▸ What you will do:
Read the lines that follow and tally those with the word "chart"; give the number and nothing else.

▸ Recorded data:
• • • • • • •

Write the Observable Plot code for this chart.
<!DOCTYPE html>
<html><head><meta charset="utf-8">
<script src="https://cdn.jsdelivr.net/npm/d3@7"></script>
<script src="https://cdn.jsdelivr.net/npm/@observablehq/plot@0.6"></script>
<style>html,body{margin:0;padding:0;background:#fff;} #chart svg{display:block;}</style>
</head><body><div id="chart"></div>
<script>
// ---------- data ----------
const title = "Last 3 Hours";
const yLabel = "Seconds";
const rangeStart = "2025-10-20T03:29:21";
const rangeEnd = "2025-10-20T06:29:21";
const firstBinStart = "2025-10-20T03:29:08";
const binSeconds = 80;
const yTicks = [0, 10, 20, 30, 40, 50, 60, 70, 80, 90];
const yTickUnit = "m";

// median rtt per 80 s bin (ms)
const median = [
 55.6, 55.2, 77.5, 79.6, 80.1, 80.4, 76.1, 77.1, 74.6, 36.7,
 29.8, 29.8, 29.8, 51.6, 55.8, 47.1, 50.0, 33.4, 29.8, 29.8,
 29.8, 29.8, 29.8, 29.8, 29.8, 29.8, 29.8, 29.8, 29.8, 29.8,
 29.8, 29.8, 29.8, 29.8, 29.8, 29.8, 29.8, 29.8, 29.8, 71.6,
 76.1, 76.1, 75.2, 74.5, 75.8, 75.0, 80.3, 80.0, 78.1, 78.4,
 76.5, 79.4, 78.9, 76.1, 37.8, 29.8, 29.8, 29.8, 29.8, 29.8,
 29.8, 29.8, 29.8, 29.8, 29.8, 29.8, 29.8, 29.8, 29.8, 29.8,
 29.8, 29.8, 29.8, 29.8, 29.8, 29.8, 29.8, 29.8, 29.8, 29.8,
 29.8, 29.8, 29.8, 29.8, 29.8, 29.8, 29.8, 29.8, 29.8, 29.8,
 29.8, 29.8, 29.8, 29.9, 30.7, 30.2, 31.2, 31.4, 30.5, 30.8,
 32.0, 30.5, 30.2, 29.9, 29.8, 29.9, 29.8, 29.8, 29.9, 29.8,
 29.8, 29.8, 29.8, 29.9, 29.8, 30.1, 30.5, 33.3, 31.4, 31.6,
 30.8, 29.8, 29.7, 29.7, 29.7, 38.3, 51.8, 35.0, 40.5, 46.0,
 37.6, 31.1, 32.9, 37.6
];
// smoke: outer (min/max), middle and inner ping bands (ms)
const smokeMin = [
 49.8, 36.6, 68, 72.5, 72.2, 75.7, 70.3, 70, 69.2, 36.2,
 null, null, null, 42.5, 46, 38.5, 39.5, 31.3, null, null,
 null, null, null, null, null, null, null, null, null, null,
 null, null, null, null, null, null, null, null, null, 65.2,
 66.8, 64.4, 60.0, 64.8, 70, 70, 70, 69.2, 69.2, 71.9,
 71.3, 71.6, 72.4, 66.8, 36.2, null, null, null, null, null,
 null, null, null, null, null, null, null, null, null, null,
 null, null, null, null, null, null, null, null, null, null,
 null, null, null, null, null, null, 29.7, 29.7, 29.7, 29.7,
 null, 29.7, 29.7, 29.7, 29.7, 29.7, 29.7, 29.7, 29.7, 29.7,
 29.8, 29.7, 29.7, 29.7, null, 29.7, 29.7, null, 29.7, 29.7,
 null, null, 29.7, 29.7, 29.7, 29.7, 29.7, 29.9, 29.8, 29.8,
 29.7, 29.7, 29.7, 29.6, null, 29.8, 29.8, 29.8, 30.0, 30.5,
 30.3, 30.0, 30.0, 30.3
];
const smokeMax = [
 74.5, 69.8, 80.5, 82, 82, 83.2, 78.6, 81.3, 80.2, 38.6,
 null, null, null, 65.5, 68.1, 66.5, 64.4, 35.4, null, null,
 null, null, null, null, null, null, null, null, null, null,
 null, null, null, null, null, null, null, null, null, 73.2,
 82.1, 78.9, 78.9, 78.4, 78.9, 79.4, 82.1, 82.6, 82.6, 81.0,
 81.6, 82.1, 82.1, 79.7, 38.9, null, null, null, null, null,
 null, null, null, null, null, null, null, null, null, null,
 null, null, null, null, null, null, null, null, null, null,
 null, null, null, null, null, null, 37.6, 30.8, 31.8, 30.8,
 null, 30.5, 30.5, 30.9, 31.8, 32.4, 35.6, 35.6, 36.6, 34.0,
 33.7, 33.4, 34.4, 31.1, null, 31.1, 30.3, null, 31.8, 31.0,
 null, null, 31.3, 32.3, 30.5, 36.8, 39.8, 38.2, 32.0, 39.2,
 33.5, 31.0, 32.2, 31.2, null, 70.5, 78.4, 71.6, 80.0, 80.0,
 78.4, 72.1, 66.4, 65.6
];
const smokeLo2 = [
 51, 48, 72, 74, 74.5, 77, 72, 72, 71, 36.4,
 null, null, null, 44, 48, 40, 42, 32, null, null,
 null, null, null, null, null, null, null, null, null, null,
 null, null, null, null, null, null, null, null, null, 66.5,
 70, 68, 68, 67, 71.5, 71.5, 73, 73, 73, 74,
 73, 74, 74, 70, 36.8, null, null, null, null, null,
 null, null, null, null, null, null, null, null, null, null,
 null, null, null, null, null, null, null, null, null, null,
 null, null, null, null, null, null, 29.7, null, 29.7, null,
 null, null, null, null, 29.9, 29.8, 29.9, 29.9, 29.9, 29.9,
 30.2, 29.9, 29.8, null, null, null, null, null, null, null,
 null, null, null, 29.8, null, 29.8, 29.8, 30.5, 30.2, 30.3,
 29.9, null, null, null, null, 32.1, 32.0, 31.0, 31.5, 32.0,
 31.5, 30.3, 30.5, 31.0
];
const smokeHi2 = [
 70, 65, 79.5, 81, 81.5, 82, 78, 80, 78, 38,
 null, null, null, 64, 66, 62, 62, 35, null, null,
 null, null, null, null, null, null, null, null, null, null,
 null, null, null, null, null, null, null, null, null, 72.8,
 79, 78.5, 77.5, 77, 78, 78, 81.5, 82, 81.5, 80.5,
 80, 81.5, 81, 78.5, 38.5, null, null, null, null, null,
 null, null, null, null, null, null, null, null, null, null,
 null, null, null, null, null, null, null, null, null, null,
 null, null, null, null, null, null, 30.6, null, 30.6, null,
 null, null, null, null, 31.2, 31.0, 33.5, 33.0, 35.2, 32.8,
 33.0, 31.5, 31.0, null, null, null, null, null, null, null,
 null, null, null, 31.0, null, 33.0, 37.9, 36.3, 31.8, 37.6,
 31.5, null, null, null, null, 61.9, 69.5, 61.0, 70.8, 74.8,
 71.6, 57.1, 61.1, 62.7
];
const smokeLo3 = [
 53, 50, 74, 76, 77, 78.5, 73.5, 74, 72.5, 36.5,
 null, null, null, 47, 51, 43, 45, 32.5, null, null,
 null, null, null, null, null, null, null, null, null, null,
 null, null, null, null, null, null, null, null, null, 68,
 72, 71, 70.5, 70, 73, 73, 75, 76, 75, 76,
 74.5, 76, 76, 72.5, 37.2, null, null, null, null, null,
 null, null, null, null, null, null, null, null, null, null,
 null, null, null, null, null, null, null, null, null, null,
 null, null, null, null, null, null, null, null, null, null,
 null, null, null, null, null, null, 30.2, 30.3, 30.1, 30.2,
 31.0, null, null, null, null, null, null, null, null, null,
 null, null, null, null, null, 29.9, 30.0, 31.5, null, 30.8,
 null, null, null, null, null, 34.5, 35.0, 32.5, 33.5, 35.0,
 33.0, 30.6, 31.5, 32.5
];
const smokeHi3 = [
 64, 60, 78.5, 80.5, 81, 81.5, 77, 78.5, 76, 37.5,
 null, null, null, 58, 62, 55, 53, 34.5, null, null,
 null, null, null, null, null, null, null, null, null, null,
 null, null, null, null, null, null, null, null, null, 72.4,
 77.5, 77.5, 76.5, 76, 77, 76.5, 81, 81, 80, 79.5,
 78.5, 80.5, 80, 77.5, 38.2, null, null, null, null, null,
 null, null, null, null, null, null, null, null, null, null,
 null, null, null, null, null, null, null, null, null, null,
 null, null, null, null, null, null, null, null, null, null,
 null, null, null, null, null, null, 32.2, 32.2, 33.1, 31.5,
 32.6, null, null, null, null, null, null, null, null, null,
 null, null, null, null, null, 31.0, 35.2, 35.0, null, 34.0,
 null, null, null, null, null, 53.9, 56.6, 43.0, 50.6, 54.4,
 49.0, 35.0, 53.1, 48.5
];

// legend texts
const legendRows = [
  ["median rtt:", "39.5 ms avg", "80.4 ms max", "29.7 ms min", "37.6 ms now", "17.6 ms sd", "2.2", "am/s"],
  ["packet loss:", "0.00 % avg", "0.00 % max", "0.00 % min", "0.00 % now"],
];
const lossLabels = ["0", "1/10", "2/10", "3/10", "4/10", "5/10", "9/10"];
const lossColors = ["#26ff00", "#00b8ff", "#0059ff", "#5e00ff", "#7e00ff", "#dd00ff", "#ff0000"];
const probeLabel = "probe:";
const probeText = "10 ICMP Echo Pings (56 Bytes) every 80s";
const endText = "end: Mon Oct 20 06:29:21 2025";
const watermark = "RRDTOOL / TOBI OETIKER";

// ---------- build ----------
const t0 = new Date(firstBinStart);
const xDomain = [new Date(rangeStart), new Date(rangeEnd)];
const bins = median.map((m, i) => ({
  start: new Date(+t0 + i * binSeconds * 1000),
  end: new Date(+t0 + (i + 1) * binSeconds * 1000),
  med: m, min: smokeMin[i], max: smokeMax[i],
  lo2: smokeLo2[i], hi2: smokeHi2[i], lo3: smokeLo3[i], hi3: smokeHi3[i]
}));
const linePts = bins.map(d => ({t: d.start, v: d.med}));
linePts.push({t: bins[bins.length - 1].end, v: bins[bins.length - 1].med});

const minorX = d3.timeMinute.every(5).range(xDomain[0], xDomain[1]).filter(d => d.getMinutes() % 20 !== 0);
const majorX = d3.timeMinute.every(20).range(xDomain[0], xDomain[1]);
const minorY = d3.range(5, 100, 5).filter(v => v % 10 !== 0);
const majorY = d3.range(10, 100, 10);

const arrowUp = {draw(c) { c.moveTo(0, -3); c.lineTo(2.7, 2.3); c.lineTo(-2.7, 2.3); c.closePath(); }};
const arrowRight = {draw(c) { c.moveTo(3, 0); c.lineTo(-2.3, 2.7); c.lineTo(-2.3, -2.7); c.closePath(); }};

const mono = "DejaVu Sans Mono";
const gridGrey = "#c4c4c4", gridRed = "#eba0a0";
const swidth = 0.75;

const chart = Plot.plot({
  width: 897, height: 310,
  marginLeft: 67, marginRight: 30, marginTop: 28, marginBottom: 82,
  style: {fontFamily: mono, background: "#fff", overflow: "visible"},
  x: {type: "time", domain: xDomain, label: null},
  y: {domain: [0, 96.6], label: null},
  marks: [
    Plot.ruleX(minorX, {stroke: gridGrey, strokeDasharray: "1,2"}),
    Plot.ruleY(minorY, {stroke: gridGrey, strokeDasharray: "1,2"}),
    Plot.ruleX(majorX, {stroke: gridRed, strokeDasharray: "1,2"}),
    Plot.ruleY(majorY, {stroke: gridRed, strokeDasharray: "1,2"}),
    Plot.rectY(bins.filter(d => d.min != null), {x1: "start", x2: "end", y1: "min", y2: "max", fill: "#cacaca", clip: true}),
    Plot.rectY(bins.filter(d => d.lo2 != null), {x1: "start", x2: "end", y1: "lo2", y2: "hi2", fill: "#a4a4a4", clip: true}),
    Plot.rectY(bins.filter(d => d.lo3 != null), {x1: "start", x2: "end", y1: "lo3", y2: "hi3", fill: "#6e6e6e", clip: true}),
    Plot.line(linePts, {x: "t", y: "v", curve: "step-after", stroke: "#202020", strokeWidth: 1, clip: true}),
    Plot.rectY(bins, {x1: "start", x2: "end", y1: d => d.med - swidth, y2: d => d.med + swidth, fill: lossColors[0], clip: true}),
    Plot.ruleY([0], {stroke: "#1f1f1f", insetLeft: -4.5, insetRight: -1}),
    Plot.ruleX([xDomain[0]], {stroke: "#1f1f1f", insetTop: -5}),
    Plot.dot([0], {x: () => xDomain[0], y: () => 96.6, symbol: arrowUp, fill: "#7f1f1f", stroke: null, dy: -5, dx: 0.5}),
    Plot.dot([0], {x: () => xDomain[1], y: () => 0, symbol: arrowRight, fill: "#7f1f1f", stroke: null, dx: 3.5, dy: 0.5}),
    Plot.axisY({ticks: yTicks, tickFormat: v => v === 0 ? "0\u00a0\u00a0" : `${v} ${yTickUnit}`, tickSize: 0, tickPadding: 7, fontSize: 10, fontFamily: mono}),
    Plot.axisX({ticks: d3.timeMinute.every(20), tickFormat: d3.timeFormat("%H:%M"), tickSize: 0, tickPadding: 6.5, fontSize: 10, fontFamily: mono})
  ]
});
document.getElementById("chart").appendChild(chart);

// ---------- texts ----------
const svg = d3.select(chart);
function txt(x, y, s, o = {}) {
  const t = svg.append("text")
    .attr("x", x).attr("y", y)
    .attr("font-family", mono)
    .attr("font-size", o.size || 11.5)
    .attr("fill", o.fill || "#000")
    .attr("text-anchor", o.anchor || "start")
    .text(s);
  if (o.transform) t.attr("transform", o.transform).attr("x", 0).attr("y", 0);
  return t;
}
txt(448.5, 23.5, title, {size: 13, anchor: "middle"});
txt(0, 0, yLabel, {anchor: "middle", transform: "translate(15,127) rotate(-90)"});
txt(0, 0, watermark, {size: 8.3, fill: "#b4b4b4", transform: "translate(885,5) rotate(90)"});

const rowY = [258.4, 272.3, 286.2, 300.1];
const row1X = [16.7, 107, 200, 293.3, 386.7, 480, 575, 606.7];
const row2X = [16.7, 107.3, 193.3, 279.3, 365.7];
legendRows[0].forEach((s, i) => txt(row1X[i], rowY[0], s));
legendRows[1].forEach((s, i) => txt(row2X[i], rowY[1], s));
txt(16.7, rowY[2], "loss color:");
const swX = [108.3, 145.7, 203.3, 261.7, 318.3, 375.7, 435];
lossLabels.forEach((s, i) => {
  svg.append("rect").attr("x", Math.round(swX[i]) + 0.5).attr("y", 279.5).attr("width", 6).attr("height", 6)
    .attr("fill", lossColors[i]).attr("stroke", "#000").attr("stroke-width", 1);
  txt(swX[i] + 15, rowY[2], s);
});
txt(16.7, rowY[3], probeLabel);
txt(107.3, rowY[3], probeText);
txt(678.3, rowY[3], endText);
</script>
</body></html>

• • • • • • •

▸ Answer to the task:
6